Merapi is within 40 kilometers of both Borobudur and Prambanan. Borobudur, the massive Buddhist monument from the 9th century CE, is the largest man-made structure in the Southern Hemisphere: a giant stupa, a sculptured hill covered with hundreds of seated Buddhas with enigmatic smiles and mudras of blessings. The structure represents various levels of the Buddhist universe.
Prambanan, less well-known, is the Hindu equivalent of Borobudur, and from roughly the same time period. They are stylistically polar opposites: Borobudur is powerful and muscular, whereas Prambanan (a suggested etymology is ‘brahma-vana’) is tall, slender and ethereal. Indeed, another name for Prambanan is ‘slender maiden’. It consists of three temples, one each to Brahma, Vishnu and Siva. The Siva temple is the tallest and the best preserved. In an earthquake in 2006, Prambanan was severely damaged. A big eruption of Merapi may altogether doom it.
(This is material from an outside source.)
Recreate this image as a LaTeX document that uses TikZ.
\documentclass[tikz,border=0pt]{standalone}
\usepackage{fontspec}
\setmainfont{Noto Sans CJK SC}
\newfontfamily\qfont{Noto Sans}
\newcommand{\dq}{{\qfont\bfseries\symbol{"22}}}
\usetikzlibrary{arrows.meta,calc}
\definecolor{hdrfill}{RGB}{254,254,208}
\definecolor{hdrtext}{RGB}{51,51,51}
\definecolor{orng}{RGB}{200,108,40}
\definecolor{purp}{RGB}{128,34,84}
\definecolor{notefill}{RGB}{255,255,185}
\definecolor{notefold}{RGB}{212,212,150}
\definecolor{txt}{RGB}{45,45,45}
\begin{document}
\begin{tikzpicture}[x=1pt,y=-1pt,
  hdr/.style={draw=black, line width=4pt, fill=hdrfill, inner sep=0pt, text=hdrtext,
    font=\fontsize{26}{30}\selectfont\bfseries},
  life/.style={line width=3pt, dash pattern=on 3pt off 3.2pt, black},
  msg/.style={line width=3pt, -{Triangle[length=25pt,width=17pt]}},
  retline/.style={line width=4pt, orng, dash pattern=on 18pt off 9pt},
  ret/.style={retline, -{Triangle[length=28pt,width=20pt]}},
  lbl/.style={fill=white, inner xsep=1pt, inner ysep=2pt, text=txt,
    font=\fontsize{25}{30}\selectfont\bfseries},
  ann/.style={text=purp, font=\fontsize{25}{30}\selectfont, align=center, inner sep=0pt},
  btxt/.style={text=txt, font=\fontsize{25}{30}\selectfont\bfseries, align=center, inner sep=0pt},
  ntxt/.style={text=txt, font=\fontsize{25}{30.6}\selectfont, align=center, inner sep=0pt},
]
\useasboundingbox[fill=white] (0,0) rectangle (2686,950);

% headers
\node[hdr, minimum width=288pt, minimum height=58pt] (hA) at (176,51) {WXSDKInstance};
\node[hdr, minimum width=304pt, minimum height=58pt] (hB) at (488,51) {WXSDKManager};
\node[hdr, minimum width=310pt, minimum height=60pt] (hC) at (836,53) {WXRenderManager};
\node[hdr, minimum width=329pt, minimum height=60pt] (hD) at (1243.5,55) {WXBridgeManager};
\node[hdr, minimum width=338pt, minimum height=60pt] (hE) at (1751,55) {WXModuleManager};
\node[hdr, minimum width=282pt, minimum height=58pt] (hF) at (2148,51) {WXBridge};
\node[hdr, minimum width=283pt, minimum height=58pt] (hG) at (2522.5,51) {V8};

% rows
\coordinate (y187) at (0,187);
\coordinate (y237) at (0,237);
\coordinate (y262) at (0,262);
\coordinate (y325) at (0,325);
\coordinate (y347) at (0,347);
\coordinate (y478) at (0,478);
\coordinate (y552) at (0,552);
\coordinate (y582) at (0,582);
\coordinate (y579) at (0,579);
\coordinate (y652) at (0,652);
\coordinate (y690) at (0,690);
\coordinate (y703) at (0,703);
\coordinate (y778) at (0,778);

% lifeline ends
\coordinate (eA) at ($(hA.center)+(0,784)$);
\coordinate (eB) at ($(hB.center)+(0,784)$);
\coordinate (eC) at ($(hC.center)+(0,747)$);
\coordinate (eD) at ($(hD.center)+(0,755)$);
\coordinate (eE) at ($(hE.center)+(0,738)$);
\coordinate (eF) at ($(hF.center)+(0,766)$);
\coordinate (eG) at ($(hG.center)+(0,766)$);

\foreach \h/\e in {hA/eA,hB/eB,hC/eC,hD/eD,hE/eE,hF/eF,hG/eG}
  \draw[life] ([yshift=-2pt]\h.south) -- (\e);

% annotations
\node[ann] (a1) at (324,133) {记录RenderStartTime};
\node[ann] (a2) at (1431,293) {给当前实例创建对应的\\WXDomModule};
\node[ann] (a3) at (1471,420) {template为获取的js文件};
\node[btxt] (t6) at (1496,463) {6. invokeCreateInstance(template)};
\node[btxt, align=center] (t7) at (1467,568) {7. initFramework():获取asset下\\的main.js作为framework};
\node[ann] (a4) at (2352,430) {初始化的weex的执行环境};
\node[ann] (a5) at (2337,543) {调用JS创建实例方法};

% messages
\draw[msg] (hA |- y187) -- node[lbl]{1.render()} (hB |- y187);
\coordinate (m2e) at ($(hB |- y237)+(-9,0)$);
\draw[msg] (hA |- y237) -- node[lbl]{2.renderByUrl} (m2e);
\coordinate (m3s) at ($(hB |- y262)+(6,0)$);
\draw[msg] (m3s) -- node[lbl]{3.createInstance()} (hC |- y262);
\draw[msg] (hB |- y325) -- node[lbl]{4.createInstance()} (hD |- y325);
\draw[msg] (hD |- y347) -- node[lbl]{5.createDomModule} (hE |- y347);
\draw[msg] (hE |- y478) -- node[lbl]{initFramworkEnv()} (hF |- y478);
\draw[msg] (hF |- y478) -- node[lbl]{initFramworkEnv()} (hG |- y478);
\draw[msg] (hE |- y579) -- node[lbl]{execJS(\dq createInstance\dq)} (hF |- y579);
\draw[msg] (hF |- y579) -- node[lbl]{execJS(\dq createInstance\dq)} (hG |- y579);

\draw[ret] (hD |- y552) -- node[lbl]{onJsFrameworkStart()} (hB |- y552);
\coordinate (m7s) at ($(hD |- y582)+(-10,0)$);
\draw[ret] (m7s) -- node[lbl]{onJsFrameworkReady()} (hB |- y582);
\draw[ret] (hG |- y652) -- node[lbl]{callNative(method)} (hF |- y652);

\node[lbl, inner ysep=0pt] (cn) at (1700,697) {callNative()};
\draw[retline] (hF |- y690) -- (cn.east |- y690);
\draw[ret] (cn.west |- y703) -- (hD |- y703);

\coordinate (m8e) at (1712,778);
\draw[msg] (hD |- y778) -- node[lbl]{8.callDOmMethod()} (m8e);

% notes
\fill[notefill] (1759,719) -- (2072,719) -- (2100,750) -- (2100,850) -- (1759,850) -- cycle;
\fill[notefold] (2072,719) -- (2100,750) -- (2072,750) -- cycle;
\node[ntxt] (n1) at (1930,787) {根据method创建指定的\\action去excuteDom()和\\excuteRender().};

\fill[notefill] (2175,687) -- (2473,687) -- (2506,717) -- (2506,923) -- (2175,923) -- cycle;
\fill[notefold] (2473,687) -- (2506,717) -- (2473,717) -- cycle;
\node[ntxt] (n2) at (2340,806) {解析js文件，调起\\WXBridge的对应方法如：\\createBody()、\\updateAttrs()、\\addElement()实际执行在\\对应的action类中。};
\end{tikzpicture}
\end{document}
Indonesia shows the power of Indic ideas – as Tagore remarked, wherever you go in the country, you are reminded of India, because of familiar cultural signals. Even the languages – old Javanese and Balinese – look much like Indian scripts, and children still chant “a, aa, e, ee”. A large number of cultural memes in Indonesia are imported from India, including in traditional dance, puppetry, music, even in the name of the national airline, ‘Garuda’.
In the middle of a large square in Jakarta, there is a giant sculpture of the Gitopadesa. On a full moon night, I have watched Javanese Muslim dancers perform the Ramayana Ballet outside Prambanan . There is the Hindu island of Bali, where the Hindus fled when a Javanese king of the Majapahit dynasty converted to Islam.
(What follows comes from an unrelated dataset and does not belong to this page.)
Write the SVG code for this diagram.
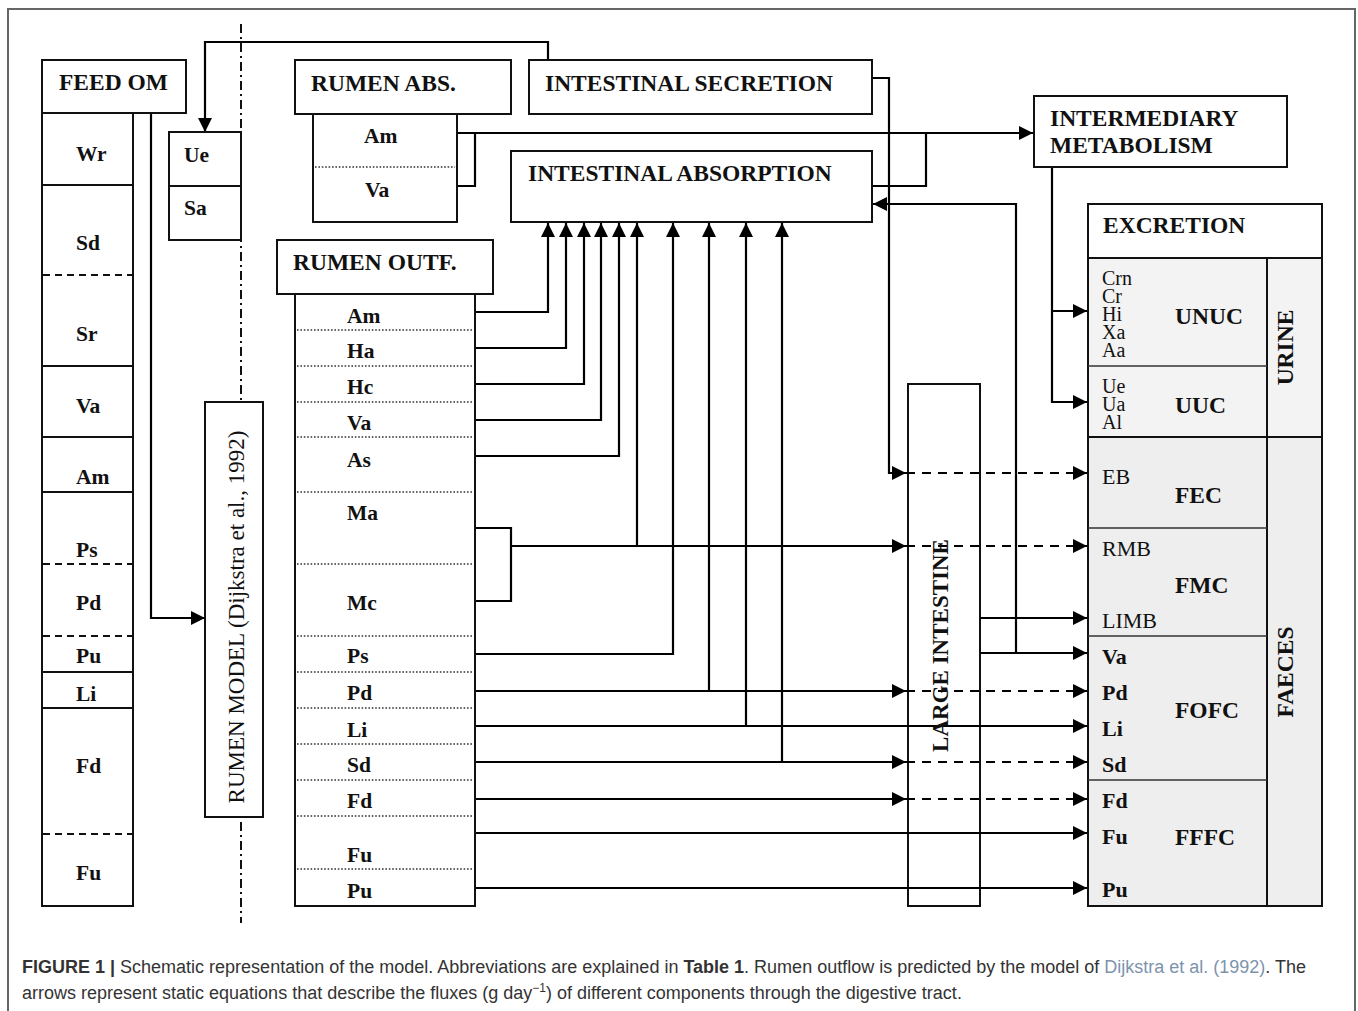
<svg xmlns="http://www.w3.org/2000/svg" width="1358" height="1011" viewBox="0 0 1358 1011">
<defs>
<style>
.box{fill:#fff;stroke:#111;stroke-width:2}
.ln{fill:none;stroke:#111;stroke-width:2}
.thin{fill:none;stroke:#333;stroke-width:1.5}
.dot{fill:none;stroke:#333;stroke-width:1.5;stroke-dasharray:1.6 1.8}
.dsh{fill:none;stroke:#111;stroke-width:1.8;stroke-dasharray:7 5}
.c{fill:none;stroke:#000;stroke-width:2.2}
.ca{fill:none;stroke:#000;stroke-width:2.2;marker-end:url(#ah)}
.cda{fill:none;stroke:#000;stroke-width:2.2;stroke-dasharray:9 7;marker-end:url(#ah)}
.t{font-family:"Liberation Serif","Times New Roman",serif;fill:#111}
.b{font-weight:bold}
.h{font-size:23.5px;font-weight:bold}
.l{font-size:21.5px;font-weight:bold}
.e{font-size:22px}
.s{font-size:20px}
.cap{font-family:"Liberation Sans",Arial,sans-serif;font-size:18px;fill:#333}
</style>
<marker id="ah" markerUnits="userSpaceOnUse" markerWidth="14" markerHeight="14" refX="14" refY="7" orient="auto">
<path d="M0,0 L14,7 L0,14 z" fill="#000"/>
</marker>
</defs>
<rect x="0" y="0" width="1358" height="1011" fill="#fff"/>
<rect x="8" y="9" width="1347" height="1040" fill="none" stroke="#666" stroke-width="2"/>

<line x1="241" y1="24" x2="241" y2="923" stroke="#111" stroke-width="2" stroke-dasharray="9 4 2 4"/>

<g id="large-intestine">
<rect class="box" x="908" y="384" width="72" height="522"/>
</g>

<g id="connectors">
<path class="ca" d="M548,60 V42 H205 V132"/>
<path class="ca" d="M151,113 V618 H205"/>
<path class="ca" d="M457,133 H1033"/>
<path class="c" d="M457,186 H475 V133"/>
<path class="c" d="M872,186 H926 V133"/>
<path class="ca" d="M872,78 H889 V473 H906"/>
<path class="cda" d="M906,473 H1087"/>
<path class="ca" d="M1052,167 V402 H1087"/>
<path class="ca" d="M1052,311 H1087"/>
<path class="ca" d="M980,618 H1087"/>
<path class="ca" d="M980,653 H1087"/>
<path class="ca" d="M1016,653 V204 H873"/>
<path class="ca" d="M475,312 H548 V223"/>
<path class="ca" d="M475,348 H566 V223"/>
<path class="ca" d="M475,384 H584 V223"/>
<path class="ca" d="M475,420 H601 V223"/>
<path class="ca" d="M475,456 H619 V223"/>
<path class="c" d="M475,528 H511 V601 H475"/>
<path class="ca" d="M511,546 H906"/>
<path class="cda" d="M906,546 H1087"/>
<path class="ca" d="M637,546 V223"/>
<path class="ca" d="M475,654 H673 V223"/>
<path class="ca" d="M475,691 H906"/>
<path class="cda" d="M906,691 H1087"/>
<path class="ca" d="M709,691 V223"/>
<path class="ca" d="M475,726 H1087"/>
<path class="ca" d="M746,726 V223"/>
<path class="ca" d="M475,762 H906"/>
<path class="cda" d="M906,762 H1087"/>
<path class="ca" d="M782,762 V223"/>
<path class="ca" d="M475,799 H906"/>
<path class="cda" d="M906,799 H1087"/>
<path class="ca" d="M475,833 H1087"/>
<path class="ca" d="M475,888 H1087"/>
</g>

<g id="large-intestine-label">
<text class="t h" transform="translate(948,645.5) rotate(-90)" text-anchor="middle" style="font-size:23px">LARGE INTESTINE</text>
</g>

<g id="feed-om">
<rect class="box" x="42" y="60" width="144" height="53"/>
<text class="t h" x="59" y="90">FEED OM</text>
<rect class="box" x="42" y="113" width="91" height="793"/>
<path class="ln" d="M42,185 H133 M42,366 H133 M42,437 H133 M42,492 H133 M42,672 H133 M42,708 H133"/>
<path class="dsh" d="M43,275 H132 M43,564 H132 M43,636 H132 M43,834 H132"/>
<text class="t l" x="76" y="161">Wr</text>
<text class="t l" x="76" y="250">Sd</text>
<text class="t l" x="76" y="341">Sr</text>
<text class="t l" x="76" y="413">Va</text>
<text class="t l" x="76" y="484">Am</text>
<text class="t l" x="76" y="557">Ps</text>
<text class="t l" x="76" y="610">Pd</text>
<text class="t l" x="76" y="663">Pu</text>
<text class="t l" x="76" y="701">Li</text>
<text class="t l" x="76" y="773">Fd</text>
<text class="t l" x="76" y="880">Fu</text>
</g>

<g id="ue-sa">
<rect class="box" x="169" y="132" width="72" height="108"/>
<path class="ln" d="M169,186 H241"/>
<text class="t l" x="184" y="162">Ue</text>
<text class="t l" x="184" y="215">Sa</text>
</g>

<g id="rumen-model">
<rect class="box" x="205" y="402" width="58" height="415"/>
<text class="t" transform="translate(244,617) rotate(-90)" text-anchor="middle" style="font-size:23px">RUMEN MODEL (Dijkstra et al., 1992)</text>
</g>

<g id="rumen-abs">
<rect class="box" x="295" y="60" width="216" height="54"/>
<text class="t h" x="311" y="91">RUMEN ABS.</text>
<rect class="box" x="313" y="114" width="144" height="108"/>
<path class="dot" d="M315,167 H455"/>
<text class="t l" x="364" y="143">Am</text>
<text class="t l" x="365" y="197">Va</text>
</g>

<g id="intestinal-secretion">
<rect class="box" x="529" y="60" width="343" height="54"/>
<text class="t h" x="545" y="91">INTESTINAL SECRETION</text>
</g>

<g id="intestinal-absorption">
<rect class="box" x="511" y="151" width="361" height="71"/>
<text class="t h" x="528" y="181">INTESTINAL ABSORPTION</text>
</g>

<g id="rumen-outf">
<rect class="box" x="277" y="240" width="216" height="54"/>
<text class="t h" x="293" y="270">RUMEN OUTF.</text>
<rect class="box" x="295" y="294" width="180" height="612"/>
<path class="dot" d="M297,330 H473 M297,366 H473 M297,402 H473 M297,437 H473 M297,492 H473 M297,564 H473 M297,636 H473 M297,672 H473 M297,708 H473 M297,744 H473 M297,780 H473 M297,816 H473 M297,869 H473"/>
<text class="t l" x="347" y="323">Am</text>
<text class="t l" x="347" y="358">Ha</text>
<text class="t l" x="347" y="394">Hc</text>
<text class="t l" x="347" y="430">Va</text>
<text class="t l" x="347" y="467">As</text>
<text class="t l" x="347" y="520">Ma</text>
<text class="t l" x="347" y="610">Mc</text>
<text class="t l" x="347" y="663">Ps</text>
<text class="t l" x="347" y="700">Pd</text>
<text class="t l" x="347" y="737">Li</text>
<text class="t l" x="347" y="772">Sd</text>
<text class="t l" x="347" y="808">Fd</text>
<text class="t l" x="347" y="862">Fu</text>
<text class="t l" x="347" y="898">Pu</text>
</g>

<g id="intermediary-metabolism">
<rect class="box" x="1034" y="96" width="253" height="71"/>
<text class="t h" x="1050" y="126">INTERMEDIARY</text>
<text class="t h" x="1050" y="153">METABOLISM</text>
</g>

<g id="excretion">
<rect x="1088" y="258" width="234" height="179" fill="#f3f3f3"/>
<rect x="1088" y="437" width="234" height="469" fill="#eeeeee"/>
<rect x="1088" y="204" width="234" height="702" fill="none" stroke="#111" stroke-width="2"/>
<path class="ln" d="M1088,258 H1322 M1088,437 H1322 M1267,258 V906"/>
<path class="thin" d="M1088,366 H1267 M1088,528 H1267 M1088,636 H1267 M1088,780 H1267"/>
<text class="t h" x="1103" y="233">EXCRETION</text>
<text class="t s" x="1102" y="285">Crn</text>
<text class="t s" x="1102" y="303">Cr</text>
<text class="t s" x="1102" y="321">Hi</text>
<text class="t s" x="1102" y="339">Xa</text>
<text class="t s" x="1102" y="357">Aa</text>
<text class="t h" x="1175" y="324">UNUC</text>
<text class="t s" x="1102" y="393">Ue</text>
<text class="t s" x="1102" y="411">Ua</text>
<text class="t s" x="1102" y="429">Al</text>
<text class="t h" x="1175" y="413">UUC</text>
<text class="t h" transform="translate(1293,347.5) rotate(-90)" text-anchor="middle">URINE</text>
<text class="t e" x="1102" y="484">EB</text>
<text class="t h" x="1175" y="503">FEC</text>
<text class="t e" x="1102" y="556">RMB</text>
<text class="t h" x="1175" y="593">FMC</text>
<text class="t e" x="1102" y="628">LIMB</text>
<text class="t e b" x="1102" y="664">Va</text>
<text class="t e b" x="1102" y="700">Pd</text>
<text class="t h" x="1175" y="718">FOFC</text>
<text class="t e b" x="1102" y="736">Li</text>
<text class="t e b" x="1102" y="772">Sd</text>
<text class="t e b" x="1102" y="808">Fd</text>
<text class="t e b" x="1102" y="844">Fu</text>
<text class="t h" x="1175" y="845">FFFC</text>
<text class="t e b" x="1102" y="897">Pu</text>
<text class="t h" transform="translate(1293,672) rotate(-90)" text-anchor="middle">FAECES</text>
</g>

<g id="caption">
<text class="cap" x="22" y="973"><tspan font-weight="bold">FIGURE 1 |</tspan> Schematic representation of the model. Abbreviations are explained in <tspan font-weight="bold">Table 1</tspan>. Rumen outflow is predicted by the model of <tspan fill="#7d93ad">Dijkstra et al. (1992)</tspan>. The</text>
<text class="cap" x="22" y="999">arrows represent static equations that describe the fluxes (g day<tspan dy="-7" font-size="12px">−1</tspan><tspan dy="7">) of different components through the digestive tract.</tspan></text>
</g>
</svg>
Hindu and Buddhist ideas from India made their way to the Indonesian archipelago around the second to fourth century; they thrived for a thousand years, not through conquest but because the ideas themselves were useful and good.
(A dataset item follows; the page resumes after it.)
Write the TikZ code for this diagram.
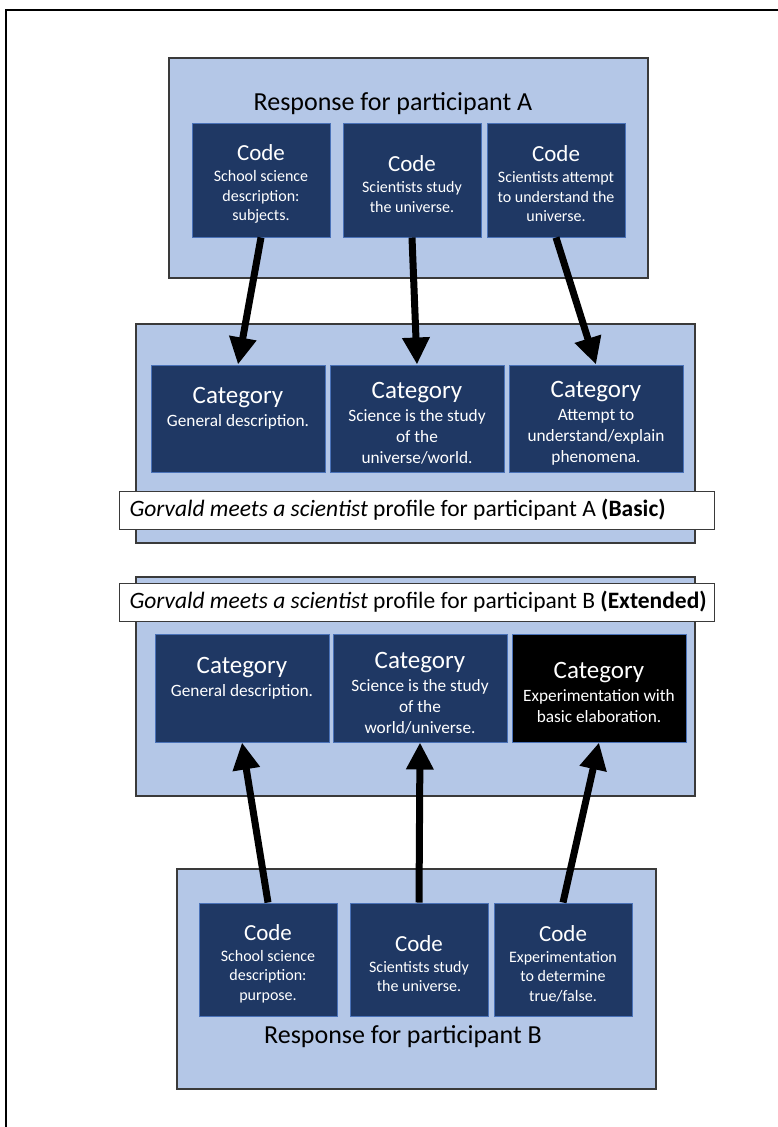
\documentclass[tikz,border=0pt]{standalone}
\usepackage{fontspec}
\setmainfont{Carlito}
\usetikzlibrary{positioning,arrows.meta}

\definecolor{panelblue}{HTML}{B4C7E7}
\definecolor{navy}{HTML}{1F3864}
\definecolor{edgeblue}{HTML}{4A72B8}
\definecolor{edgegray}{HTML}{3A3A3A}

\newcommand{\codehead}{{\fontsize{23}{27}\selectfont\rule{0pt}{24pt}Code}\\[1.5pt]}
\newcommand{\cathead}{{\fontsize{25}{29}\selectfont\rule{0pt}{26pt}Category}\\[2pt]}

\begin{document}
\begin{tikzpicture}[x=1pt, y=-1pt,
        panel/.style = {draw=edgegray, fill=panelblue, line width=1.2pt},
        codebox/.style = {draw=edgeblue, fill=navy, text=white, line width=1pt, minimum width=138pt, minimum height=114pt, align=center, inner sep=2pt, font=\fontsize{16}{19.5}\selectfont},
        catbox/.style = {codebox, minimum width=174pt, minimum height=107pt, font=\fontsize{17.3}{21}\selectfont},
        profile/.style = {draw=edgegray, fill=white, line width=1pt, anchor=west, text width=583pt, inner xsep=6pt, minimum height=38pt, align=flush left, font=\fontsize{23.5}{27}\selectfont},
        heading/.style = {font=\fontsize{26}{30}\selectfont},
        arr/.style = {line width=7pt, -{Triangle[width=26pt, length=27pt]}}]
            \useasboundingbox (0,0) rectangle (778,1127);
            \draw[line width=1.5pt] (6,1127) -- (6,10) -- (778,10);

            %participant A

            \draw[panel] (169,58) rectangle (648,278);
            \draw[panel] (136,324) rectangle (695,543);
            \node[profile] (profA) at (119,510) {\hspace*{4pt}\textit{Gorvald meets a scientist} profile for participant A \textbf{(Basic)}};
            \node[heading] (respA) at (393,104) {Response for participant A};

            \node[codebox] (codeA1) at (261,180) {\codehead School science\\description:\\subjects.};
            \node[codebox, right=12pt of codeA1] (codeA2) {\codehead Scientists study\\the universe.};
            \node[codebox, right=5pt of codeA2] (codeA3) {\codehead Scientists attempt\\to understand the\\universe.};

            \node[catbox] (catA1) at (238,418.5) {\cathead General description.\\[12pt]\mbox{}};
            \node[catbox, right=4pt of catA1] (catA2) {\cathead Science is the study\\of the\\universe/world.};
            \node[catbox, right=4pt of catA2] (catA3) {\cathead Attempt to\\understand/explain\\phenomena.};

            \draw[arr] (codeA1.south) -- (catA1.north);
            \draw[arr] (codeA2.south) -- (catA2.north);
            \draw[arr] (codeA3.south) -- (catA3.north);

            %participant B

            \draw[panel] (136,577) rectangle (695,796);
            \draw[panel] (177,869) rectangle (656,1089);
            \node[profile] (profB) at (119,602) {\hspace*{4pt}\textit{Gorvald meets a scientist} profile for participant B \textbf{(Extended)}};
            \node[heading] (respB) at (403,1037) {Response for participant B};

            \node[catbox, minimum height=108pt] (catB1) at (242,688) {\cathead General description.\\[12pt]\mbox{}};
            \node[catbox, minimum height=108pt, right=3pt of catB1] (catB2) {\cathead Science is the study\\of the\\world/universe.};
            \node[catbox, minimum height=108pt, fill=black, right=4pt of catB2] (catB3) {\cathead Experimentation with\\basic elaboration.};

            \node[codebox, minimum height=113pt] (codeB1) at (268,959.5) {\codehead School science\\description:\\purpose.};
            \node[codebox, minimum height=113pt, right=12pt of codeB1] (codeB2) {\codehead Scientists study\\the universe.};
            \node[codebox, minimum height=113pt, right=5pt of codeB2] (codeB3) {\codehead Experimentation\\to determine\\true/false.};

            \draw[arr] (codeB1.north) -- (catB1.south);
            \draw[arr] (codeB2.north) -- (catB2.south);
            \draw[arr] (codeB3.north) -- (catB3.south);
\end{tikzpicture}
\end{document}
There was in fact an Indian military invasion – although that was later. Circa 1017, Rajendra Chola sent a huge expeditionary force clear across the ocean to defeat the Srivijaya Empire in Sumatra. It was possibly the largest naval fleet ever assembled before the advent of steamships in the 19th century, quite likely bigger, and certainly more successful, than the Spanish Armada.
Unfortunately, unlike the big claims the Chinese are making – and these grow with every retelling – of their Admiral Zheng He and his alleged naval adventures, India has been noticeably reticent about the glorious maritime exploits of the Cholas. This needs to change, purely out of necessity: India needs to provide a counterweight to China.
An intriguing article in the New York Times of November 12th by Robert Kaplan (“Obama takes Asia by sea”) applies Spykman’s ideas about “rimland” and “heartland”, suggesting that rimland India and Indonesia will influence the strategic future of Asia, whereas the interior powers of Russia and China are handicapped by being landlocked. The Great Game was about Russia’s desired access to warm-water ports, and now China, with its ‘string of pearls’ is trying to build a network of friendly naval bases.
The US is now exhorting India to no longer just “look east”, but become a presence in East Asia. With China’s increasing aggressiveness in the South China Sea, in Tibet and Kashmir, it is necessary to ‘contain’ China with a web of relationships, such as with Vietnam and Japan.
India has so far fumbled its connections with Southeast Asia, which was traditionally known as Greater India. Invited to join ASEAN at its founding, India haughtily declined to: yet another Himalayan blunder. The cultural legacy is a link that India should use to engage with increasingly SE Asia. Going by the rapid rise of Singapore, Malaysia, Thailand and Indonesia, this region is where the future is. It may yet be the century not of the Pacific, but of the Indian Ocean. A Pax Indica or an Indian Ocean Rim Community is a possible dream.